Nunes isn’t the only prominent Republican or conservative who may be caught up in this scandal. Secretary of State Mike Pompeo received a packet of disinformation from Giuliani and spoke to him on the phone in March. Acting White House Chief of Staff Mick Mulvaney openly admitted to a quid pro quo in an October press conference, only to try and walk it back later. Fox News host Sean Hannity was going to interview Ukrainian prosecutor Shokin, and Parnas and Fruman were traveling to Vienna to help arrange the interview on the day they were arrested (October 10), according to the Daily Beast. The day before, on October 9, Attorney General William Barr had a meeting with Rupert Murdoch. The content of their conversation has not been disclosed.

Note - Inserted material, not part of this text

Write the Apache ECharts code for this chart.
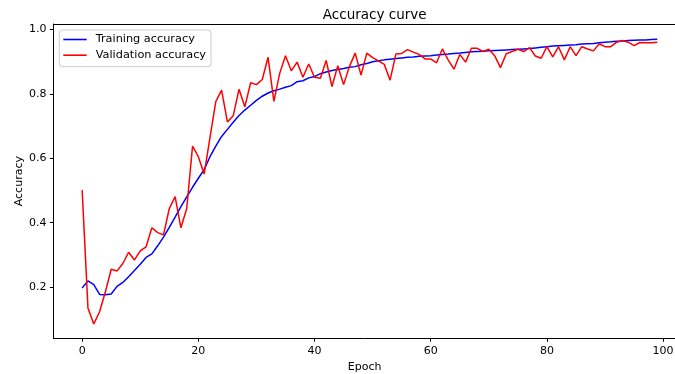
<!DOCTYPE html>
<html>
<head>
<meta charset="utf-8">
<script src="https://cdn.jsdelivr.net/npm/echarts@6/dist/echarts.min.js"></script>
<style>
  html, body { margin: 0; padding: 0; background: #fff; }
  #chart { width: 675px; height: 374px; }
</style>
</head>
<body>
<div id="chart"></div>
<script>
// Per-epoch accuracy, epochs 0..99
const trainAcc = [
  0.197, 0.219, 0.207, 0.177, 0.176, 0.178, 0.202, 0.214, 0.232, 0.251,
  0.271, 0.292, 0.303, 0.328, 0.355, 0.385, 0.417, 0.450, 0.480, 0.510,
  0.538, 0.565, 0.605, 0.638, 0.668, 0.690, 0.712, 0.733, 0.750, 0.765,
  0.780, 0.793, 0.803, 0.810, 0.815, 0.821, 0.826, 0.838, 0.841, 0.850,
  0.854, 0.863, 0.868, 0.873, 0.876, 0.879, 0.883, 0.885, 0.891, 0.895,
  0.900, 0.903, 0.906, 0.908, 0.910, 0.912, 0.914, 0.915, 0.917, 0.918,
  0.919, 0.921, 0.923, 0.924, 0.926, 0.927, 0.929, 0.931, 0.932, 0.933,
  0.934, 0.935, 0.936, 0.937, 0.938, 0.939, 0.940, 0.941, 0.943, 0.945,
  0.947, 0.949, 0.950, 0.951, 0.952, 0.953, 0.955, 0.956, 0.957, 0.959,
  0.961, 0.962, 0.964, 0.965, 0.966, 0.967, 0.968, 0.968, 0.969, 0.970
];
const valAcc = [
  0.501, 0.135, 0.085, 0.123, 0.185, 0.255, 0.250, 0.273, 0.308, 0.284,
  0.312, 0.325, 0.384, 0.369, 0.362, 0.444, 0.481, 0.384, 0.444, 0.638,
  0.605, 0.551, 0.664, 0.776, 0.812, 0.713, 0.732, 0.815, 0.760, 0.835,
  0.829, 0.845, 0.914, 0.777, 0.864, 0.919, 0.872, 0.899, 0.852, 0.893,
  0.852, 0.849, 0.904, 0.823, 0.888, 0.829, 0.885, 0.927, 0.859, 0.927,
  0.913, 0.903, 0.892, 0.843, 0.924, 0.926, 0.938, 0.930, 0.923, 0.909,
  0.909, 0.897, 0.940, 0.906, 0.877, 0.923, 0.899, 0.942, 0.942, 0.932,
  0.939, 0.919, 0.882, 0.925, 0.932, 0.939, 0.932, 0.944, 0.918, 0.911,
  0.947, 0.915, 0.947, 0.906, 0.947, 0.919, 0.947, 0.940, 0.934, 0.956,
  0.947, 0.947, 0.961, 0.966, 0.961, 0.950, 0.960, 0.959, 0.959, 0.961
];
const xTicks = [0, 20, 40, 60, 80, 100];
const yTicks = [0.2, 0.4, 0.6, 0.8, 1.0];
const seriesNames = ['Training accuracy', 'Validation accuracy'];

const epochs = trainAcc.map((_, i) => i);
const pairs = arr => epochs.map((e, i) => [e, arr[i]]);

// Plot box: the right edge runs to the canvas edge, so no right spine is drawn
const PLOT_LEFT = 53.4, PLOT_TOP = 24, PLOT_W = 622.5, PLOT_H = 314.3;
const X_MIN = -4.95, X_MAX = 102.2;
const Y_MIN = 0.0405, Y_MAX = 1.0175;

const FONT = 'DejaVu Sans';
const chart = echarts.init(document.getElementById('chart'), null, { renderer: 'canvas' });

const spine = { show: true, onZero: false, lineStyle: { color: '#000', width: 1 } };

chart.setOption({
  animation: false,
  backgroundColor: '#ffffff',
  textStyle: { fontFamily: FONT, color: '#000' },
  title: {
    text: 'Accuracy curve',
    left: 369.7,
    top: 3,
    textAlign: 'center',
    textStyle: { fontFamily: FONT, fontSize: 13.5, fontWeight: 'normal', color: '#000' }
  },
  legend: {
    orient: 'vertical',
    left: 59.3,
    top: 30,
    padding: [3, 5, 5, 4],
    itemGap: 2.7,
    itemWidth: 23.4,
    itemHeight: 1.6,
    icon: 'rect',
    backgroundColor: 'rgba(255,255,255,0.8)',
    borderColor: '#cccccc',
    borderWidth: 1,
    borderRadius: 3,
    textStyle: { fontFamily: FONT, fontSize: 11.3, color: '#000', lineHeight: 13, padding: [0, 0, 0, 4] },
    data: seriesNames
  },
  grid: {
    left: PLOT_LEFT,
    top: PLOT_TOP,
    width: PLOT_W,
    height: PLOT_H,
    show: false,
    outerBoundsMode: 'none',
    containLabel: false
  },
  xAxis: [
    {
      type: 'value',
      position: 'bottom',
      min: X_MIN,
      max: X_MAX,
      name: 'Epoch',
      nameLocation: 'middle',
      nameGap: 22,
      nameTextStyle: { fontFamily: FONT, fontSize: 11, color: '#000' },
      axisLine: spine,
      axisTick: { show: true, inside: false, length: 3.5, lineStyle: { color: '#000', width: 1 }, customValues: xTicks },
      axisLabel: { margin: 7, fontFamily: FONT, fontSize: 11, color: '#000', customValues: xTicks, formatter: v => String(v) },
      splitLine: { show: false }
    },
    {
      // top spine only
      type: 'value',
      position: 'top',
      min: X_MIN,
      max: X_MAX,
      axisLine: spine,
      axisTick: { show: false },
      axisLabel: { show: false },
      splitLine: { show: false }
    }
  ],
  yAxis: {
    type: 'value',
    min: Y_MIN,
    max: Y_MAX,
    name: 'Accuracy',
    nameLocation: 'middle',
    nameGap: 29,
    nameRotate: 90,
    nameMoveOverlap: false,
    nameTextStyle: { fontFamily: FONT, fontSize: 11, color: '#000' },
    axisLine: spine,
    axisTick: { show: true, inside: false, length: 3.5, lineStyle: { color: '#000', width: 1 }, customValues: yTicks },
    axisLabel: { margin: 7, fontFamily: FONT, fontSize: 11, color: '#000', customValues: yTicks, formatter: v => v.toFixed(1) },
    splitLine: { show: false }
  },
  series: [
    {
      name: seriesNames[0],
      type: 'line',
      xAxisIndex: 0,
      data: pairs(trainAcc),
      symbol: 'none',
      color: '#0000ff',
      lineStyle: { color: '#0000ff', width: 1.5 },
      z: 2
    },
    {
      name: seriesNames[1],
      type: 'line',
      xAxisIndex: 0,
      data: pairs(valAcc),
      symbol: 'none',
      color: '#ff0000',
      lineStyle: { color: '#ff0000', width: 1.5 },
      z: 3
    }
  ]
});
</script>
</body>
</html>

The more we learn, the more people in the Republican party are alleged to be caught up in the scandal. Nunes has been one of Trump’s leading sycophants for a long time. It landed him in an ethics investigation in 2017, and looks likely to land him in another one. Republicans have been fiercely loyal to Trump throughout this investigation. One must wonder if it’s because, for some of them, if Trump goes down, they also go down with the ship.